We use a peat-free potting compost, which contains a good mix of nutrients to get seeds off to a healthy start. Use this guide for how to plant seeds with kids for some extra tips and learning activities.
Everyone can make their own special label to mark which seed tray belongs to them. Ours are going outside in our mini-greenhouse for a month or so, while the seeds germinate and begin to grow. Then we’ll be back to pot them on, when they need to move into bigger plant pots, and then to plant them out in each child’s own special section of our Garden Classroom.
Seeds and Sprouts lesson plans
A complete unit of spring growing lesson plans to make it easy for you to plan a spring nature study curriculum. See my Seeds and Sprouts lesson plans here.
Click here for our complete Spring resources of lesson plans, activities and printables
Carreen Schroeder says
We are starting a Nature Club and this is going to be so helpful, thank you! My daughter, Niamh, read Jane Goodall’s autobiography, “My Life with the Chimpanzees” and Jane wrote about how she stared a nature club when she was a little girl in England. My youngest is so passionate about the earth and all of its creatures that she was immediately inspired to start her own club.
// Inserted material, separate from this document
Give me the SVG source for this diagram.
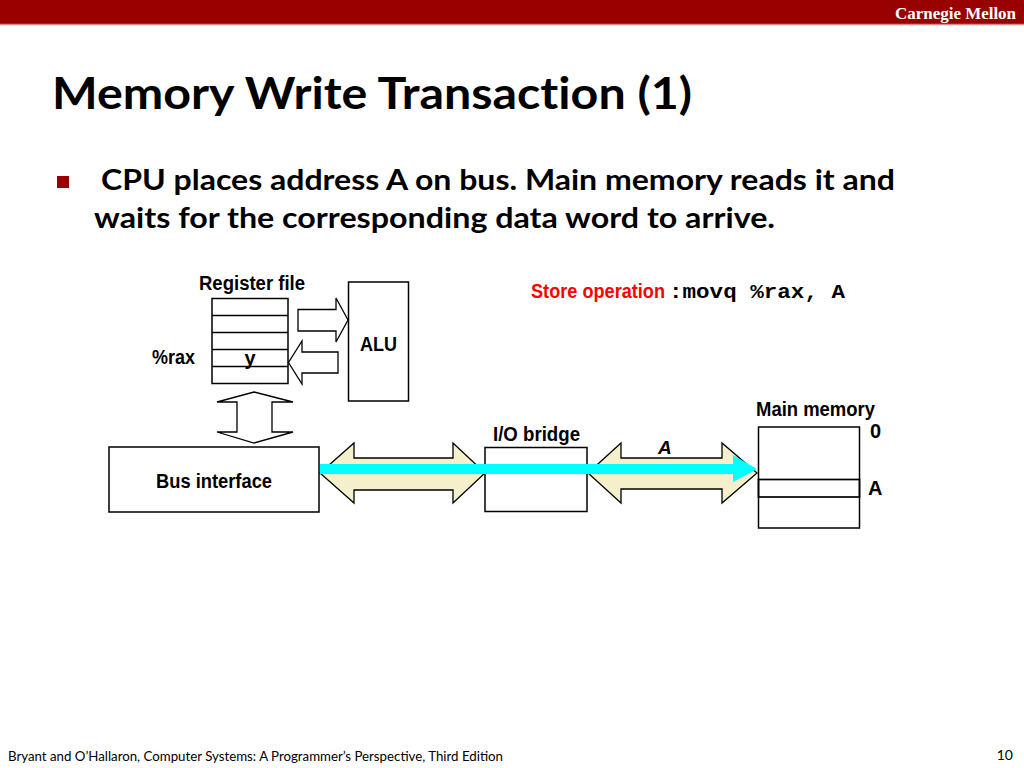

After trying and failing to get a group together, it is finally starting to spring to life and one of our activities is to plant a community garden – we are aiming at beginning the garden at my eldest daughter’s work – she is a nurse at a nursing home. If permitted to start it there, the residents can continue to nurture and grow the garden. I will let you know how it all works out! Thank you for this fantastic guide!
Cathy James says
What a wonderful project Carreen. Good luck with it! I would love to hear how you get on. (And I have many more garden ideas on the way if you’re interested.) And bug hotel could be a good addition to your garden.